В большинстве случаев мужчины и женщины вступали в брак довольно поздно (мужчины – ближе к тридцати, а женщины ближе к двадцати пяти годам). Возраст пары стал более равным по сравнению с теми временами, когда только появлялись общества, в которых были приняты брачные отношения. Как мужчинам, так и женщинам приходилось еще до брака работать в течение некоторого периода, обычно для того, чтобы сэкономить средства для создания собственного хозяйства после вступления в брак. (Совсем юных девушек в Северо-Западной Европе выдавали за мужчин, которые намного превосходили их по возрасту, только в среде правящей элиты в династических целях и для наследственной передачи имущества.)
Для многих людей в разные времена основной целью в жизни (или способом выживания) оказался брак. Кроме знатности и богатства, брак обеспечивал надежную передачу наследства или даже его приумножение при переходе от одного поколения к другому. Для более низких социальных классов брак служил гарантией преемственности ремесленных навыков, к тому же формировал мощную рабочую основу для поддержки семьи.
Возможно, покажется полной неожиданностью, что такое вечное слово, как «семья», во все времена понималось по-разному.
В римском мире слово famulus означало раба, familia указывало не на родственные связи, а на отношения подчинения и владения. К Средним векам в Северной Европе понятие «семья» означало всех, кто жил в одном доме, при одном хозяйстве, включая и крепостных, закрепленных за хозяйством. Но глава хозяйства не входил в это число.

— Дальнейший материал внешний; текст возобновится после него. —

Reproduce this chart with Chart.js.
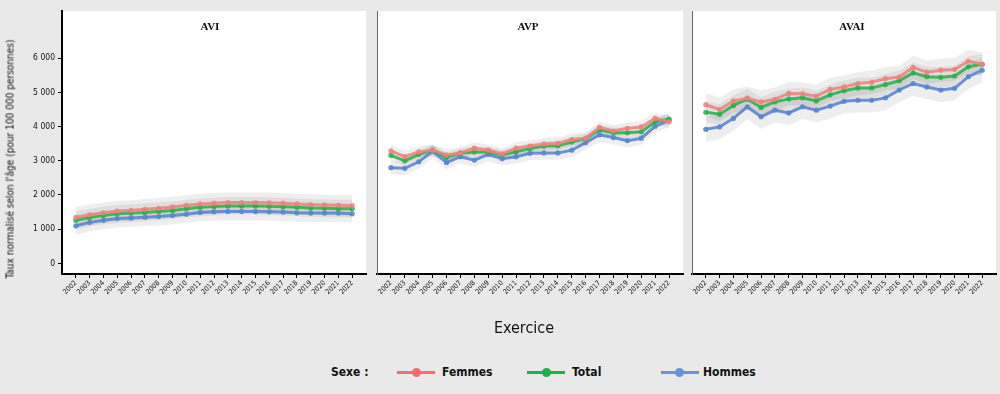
<!DOCTYPE html>
<html>
<head>
<meta charset="utf-8">
<script src="https://cdn.jsdelivr.net/npm/chart.js@4.4.1/dist/chart.umd.min.js"></script>
<style>
  html, body { margin: 0; padding: 0; }
  body { width: 1000px; height: 394px; background: #e8e9e8; position: relative; overflow: hidden;
         font-family: "Liberation Sans Narrow", "DejaVu Sans Condensed", "Roboto", sans-serif; }
  canvas { position: absolute; top: 0; }
  .ptitle { position: absolute; top: 20px; font-family: "Liberation Serif", "DejaVu Serif", serif; font-weight: bold; font-size: 11px; color: #111; transform: translateX(-50%); }
  .ytitle { position: absolute; left: 10px; top: 159px; transform: translate(-50%, -50%) rotate(-90deg); white-space: nowrap; font-size: 10px; color: #111; }
  .xtitle { position: absolute; left: 524px; top: 318px; transform: translateX(-50%); font-size: 16px; color: #111; }
  .leg { position: absolute; top: 365px; font-size: 12px; font-weight: bold; color: #111; white-space: nowrap; }
  .legline { position: absolute; top: 371px; height: 3px; width: 38px; }
  .legdot { position: absolute; top: 368px; width: 9px; height: 9px; border-radius: 50%; }
</style>
</head>
<body>
<canvas id="c1" width="370" height="320" style="left:0px"></canvas>
<canvas id="c2" width="315" height="320" style="left:372px"></canvas>
<canvas id="c3" width="313" height="320" style="left:687px"></canvas>

<div class="ptitle" style="left:210px">AVI</div>
<div class="ptitle" style="left:528px">AVP</div>
<div class="ptitle" style="left:852px">AVAI</div>
<div class="ytitle">Taux normalisé selon l'âge (pour 100 000 personnes)</div>
<div class="xtitle">Exercice</div>

<div class="leg" style="left:331px">Sexe :</div>
<div class="legline" style="left:397px;background:#f2706c"></div><div class="legdot" style="left:412px;background:#f2706c"></div>
<div class="leg" style="left:442px">Femmes</div>
<div class="legline" style="left:527px;background:#1bb04a"></div><div class="legdot" style="left:542px;background:#1bb04a"></div>
<div class="leg" style="left:572px">Total</div>
<div class="legline" style="left:661px;background:#6a92d6"></div><div class="legdot" style="left:675px;background:#6a92d6"></div>
<div class="leg" style="left:703px">Hommes</div>

<script>
// ---- data ----
const years = [2002,2003,2004,2005,2006,2007,2008,2009,2010,2011,2012,2013,2014,2015,2016,2017,2018,2019,2020,2021,2022];
const yTickValues = [0,1000,2000,3000,4000,5000,6000];
const yTickLabels = ['0','1 000','2 000','3 000','4 000','5 000','6 000'];
const seriesNames = ['Femmes','Total','Hommes'];
const panelNames = ['AVI','AVP','AVAI'];

const aviFemmes = [1350,1420,1480,1530,1550,1580,1610,1650,1700,1740,1760,1780,1780,1780,1770,1760,1740,1720,1710,1700,1690];
const aviTotal  = [1260,1340,1400,1450,1470,1490,1520,1550,1600,1640,1660,1680,1680,1680,1670,1660,1640,1620,1610,1600,1600];
const aviHommes = [1100,1200,1260,1310,1330,1350,1370,1400,1440,1490,1510,1520,1520,1520,1510,1500,1480,1470,1470,1470,1450];

const avpFemmes = [3290,3120,3260,3310,3170,3230,3370,3310,3200,3370,3430,3490,3510,3620,3660,3980,3870,3950,3990,4240,4140];
const avpTotal  = [3160,3000,3190,3310,3100,3220,3260,3260,3170,3260,3360,3430,3440,3550,3650,3900,3820,3820,3850,4140,4220];
const avpHommes = [2800,2780,2970,3280,2950,3120,3020,3190,3060,3120,3220,3230,3230,3310,3530,3760,3680,3590,3660,4010,4190];

const avaiFemmes = [4640,4500,4750,4830,4720,4800,4970,4960,4890,5090,5160,5260,5300,5400,5450,5730,5590,5650,5670,5910,5830];
const avaiTotal  = [4420,4360,4620,4800,4560,4720,4810,4840,4750,4930,5050,5130,5130,5230,5340,5570,5460,5440,5480,5750,5820];
const avaiHommes = [3920,3990,4240,4580,4290,4480,4400,4580,4480,4600,4740,4770,4770,4840,5070,5260,5160,5070,5120,5460,5650];

// confidence band half-widths (Femmes, Total, Hommes)
const aviBand  = [300, 260, 260];
const avpBand  = [170, 150, 200];
const avaiBand = [340, 300, 360];

// ---- styles ----
const lineColors = ['rgba(240,128,124,0.85)','rgba(40,176,72,0.85)','rgba(90,134,208,0.9)'];
const bandColor = 'rgba(0,0,0,0.065)';
const FONT = '"Liberation Sans Narrow", "DejaVu Sans Condensed", Roboto, sans-serif';

const whiteArea = {
  id: 'whiteArea',
  beforeDraw(chart) {
    const a = chart.chartArea, ctx = chart.ctx;
    ctx.save(); ctx.fillStyle = '#ffffff';
    ctx.fillRect(a.left, a.top, a.right - a.left, a.bottom - a.top);
    ctx.restore();
  }
};

function makePanel(id, seriesList, bands, opts) {
  const datasets = [];
  seriesList.forEach((vals, s) => {
    datasets.push({ data: years.map((x, i) => ({x, y: vals[i] + bands[s]})), borderWidth: 0, pointRadius: 0, fill: false, order: 5, borderColor: 'transparent' });
    datasets.push({ data: years.map((x, i) => ({x, y: vals[i] - bands[s]})), borderWidth: 0, pointRadius: 0, fill: '-1', backgroundColor: bandColor, order: 5, borderColor: 'transparent' });
  });
  seriesList.forEach((vals, s) => {
    datasets.push({ label: seriesNames[s], data: years.map((x, i) => ({x, y: vals[i]})), borderColor: lineColors[s], backgroundColor: lineColors[s],
      borderWidth: 3, pointRadius: 2.6, pointBorderWidth: 0, fill: false, order: 0 });
  });
  return new Chart(document.getElementById(id), {
    type: 'line',
    data: { datasets },
    plugins: [whiteArea],
    options: {
      responsive: false, animation: false, devicePixelRatio: 1,
      layout: { padding: { top: 11, right: opts.padRight, left: 0, bottom: 0 } },
      plugins: { legend: { display: false }, tooltip: { enabled: false } },
      scales: {
        x: {
          type: 'linear', min: 2001, max: 2023,
          afterBuildTicks: sc => { sc.ticks = years.map(v => ({ value: v })); },
          afterFit: sc => { sc.height = 46; },
          ticks: { autoSkip: false, minRotation: 45, maxRotation: 45, padding: 1, color: '#111',
                   font: { family: FONT, size: 7 },
                   callback: (v) => String(years[years.indexOf(v)]) },
          grid: { display: true, drawOnChartArea: false, drawTicks: true, tickLength: 4, color: '#000', lineWidth: 1 },
          border: { display: true, color: '#000', width: 2 }
        },
        y: {
          min: -310, max: 7380,
          afterBuildTicks: sc => { sc.ticks = yTickValues.map(v => ({ value: v })); },
          afterFit: sc => { sc.width = opts.yWidth; },
          ticks: { display: opts.showY, padding: 3, color: '#111', font: { family: FONT, size: 8.5 },
                   callback: (v) => yTickLabels[yTickValues.indexOf(v)] },
          grid: { display: true, drawOnChartArea: false, drawTicks: opts.showY, tickLength: 4, color: '#000' },
          border: { display: true, color: opts.showY ? '#000' : '#666', width: opts.showY ? 2 : 1 }
        }
      }
    }
  });
}

makePanel('c1', [aviFemmes, aviTotal, aviHommes], aviBand, { yWidth: 62, padRight: 2, showY: true });
makePanel('c2', [avpFemmes, avpTotal, avpHommes], avpBand, { yWidth: 5, padRight: 4, showY: false });
makePanel('c3', [avaiFemmes, avaiTotal, avaiHommes], avaiBand, { yWidth: 5, padRight: 2, showY: false });
</script>
</body>
</html>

В те времена «семья» оставалась понятием, обозначавшим подчиненность, а не родство.
В Италии эпохи Возрождения писатель и архитектор Леон Баттиста Алберти выражал надежду, что его дети «всегда будут счастливы в нашей маленькой семье». Но для того, чтобы выразить мысль о любви и привязанности, которые он имел в виду, пришлось использовать уменьшительное famigliola, поскольку famiglia по-прежнему носило значение домохозяйства в целом со всеми его представителями, связанными по крови или нет, а потому не могло нести эмоциональной нагрузки.